* **Problem requirements**:
Retype every line from the start of the data down to and including the line with "years = list(range(21))". Skip the pictures.
[Start of Collected material]
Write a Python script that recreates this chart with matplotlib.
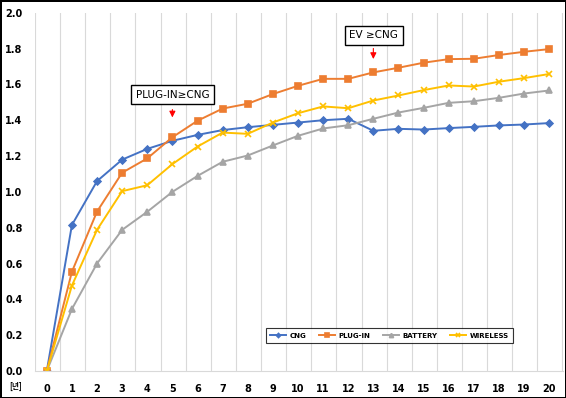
import numpy as np
import matplotlib.pyplot as plt

plt.rcParams['font.family'] = ['DejaVu Sans', 'Noto Sans CJK KR']

# years after purchase
years = list(range(21))

cng = [0.00, 0.815, 1.06, 1.18, 1.24, 1.285, 1.318, 1.345, 1.361, 1.374, 1.387,
       1.400, 1.408, 1.341, 1.352, 1.348, 1.356, 1.363, 1.371, 1.376, 1.384]
plug_in = [0.00, 0.554, 0.89, 1.107, 1.187, 1.305, 1.397, 1.465, 1.492, 1.546, 1.592,
           1.631, 1.631, 1.667, 1.693, 1.721, 1.741, 1.743, 1.764, 1.782, 1.797]
battery = [0.00, 0.346, 0.60, 0.788, 0.889, 1.00, 1.089, 1.168, 1.203, 1.259, 1.313,
           1.354, 1.372, 1.408, 1.443, 1.469, 1.497, 1.506, 1.525, 1.549, 1.566]
wireless = [0.00, 0.477, 0.788, 1.004, 1.037, 1.155, 1.253, 1.331, 1.324, 1.387, 1.439,
            1.477, 1.467, 1.51, 1.538, 1.568, 1.594, 1.588, 1.615, 1.635, 1.658]

series = [
    ('CNG', cng, '#4472C4', 'D', 3.5),
    ('PLUG-IN', plug_in, '#ED7D31', 's', 4.5),
    ('BATTERY', battery, '#A5A5A5', '^', 5),
    ('WIRELESS', wireless, '#FFC000', 'x', 5),
]

fig = plt.figure(figsize=(5.66, 3.98), dpi=100)
fig.patch.set_edgecolor('black')
fig.patch.set_linewidth(2)
ax = fig.add_axes([0.0618, 0.0678, 0.9329, 0.9002])

for name, vals, color, marker, ms in series:
    ax.plot(years, vals, color=color, marker=marker, markersize=ms, linewidth=1.4,
            markeredgewidth=1.2, label=name)

ax.set_xlim(-0.47, 20.55)
ax.set_ylim(0, 2.0)
ax.set_xticks(years)
ax.set_yticks(np.arange(0, 2.01, 0.2))
ax.set_yticklabels([f'{v:.1f}' for v in np.arange(0, 2.01, 0.2)])
for lab in ax.get_xticklabels() + ax.get_yticklabels():
    lab.set_fontweight('bold')
    lab.set_fontsize(7)
ax.tick_params(length=0, pad=9)

# gridlines between the categories
for g in np.arange(22) - 0.47:
    ax.axvline(g, color='#D9D9D9', linewidth=0.8, zorder=0)
for s in ['top', 'right', 'left']:
    ax.spines[s].set_visible(False)
ax.spines['bottom'].set_color('#D9D9D9')

fig.text(0.027, 0.03, '[년]', fontsize=5.5, fontweight='bold',
         family=['Noto Sans CJK KR', 'DejaVu Sans'], ha='center', va='center')

box = dict(boxstyle='square,pad=0.45', facecolor='white', edgecolor='black', linewidth=1)
ax.text(5.0, 1.542, 'PLUG-IN≥CNG', fontsize=7.5, ha='center', va='center', bbox=box)
ax.annotate('', xy=(5.0, 1.40), xytext=(5.0, 1.475),
            arrowprops=dict(arrowstyle='-|>', color='red', lw=0.8, mutation_scale=9))
ax.text(13.02, 1.874, 'EV ≥CNG', fontsize=7.5, ha='center', va='center', bbox=box)
ax.annotate('', xy=(13.0, 1.726), xytext=(13.0, 1.816),
            arrowprops=dict(arrowstyle='-|>', color='red', lw=0.8, mutation_scale=9))

leg = fig.legend(loc='center', bbox_to_anchor=(0.688, 0.157), ncol=4,
                 prop={'weight': 'bold', 'size': 5}, frameon=True, fancybox=False,
                 edgecolor='black', handlelength=2.3, columnspacing=1.8,
                 handletextpad=0.5, borderpad=0.7, markerscale=0.6)
leg.get_frame().set_linewidth(0.8)

fig.savefig('out.png', dpi=100)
[End of Collected material]
* **Task solution**:
Write a Python script that recreates this chart with matplotlib.
import numpy as np
import matplotlib.pyplot as plt

plt.rcParams['font.family'] = ['DejaVu Sans', 'Noto Sans CJK KR']

# years after purchase
years = list(range(21))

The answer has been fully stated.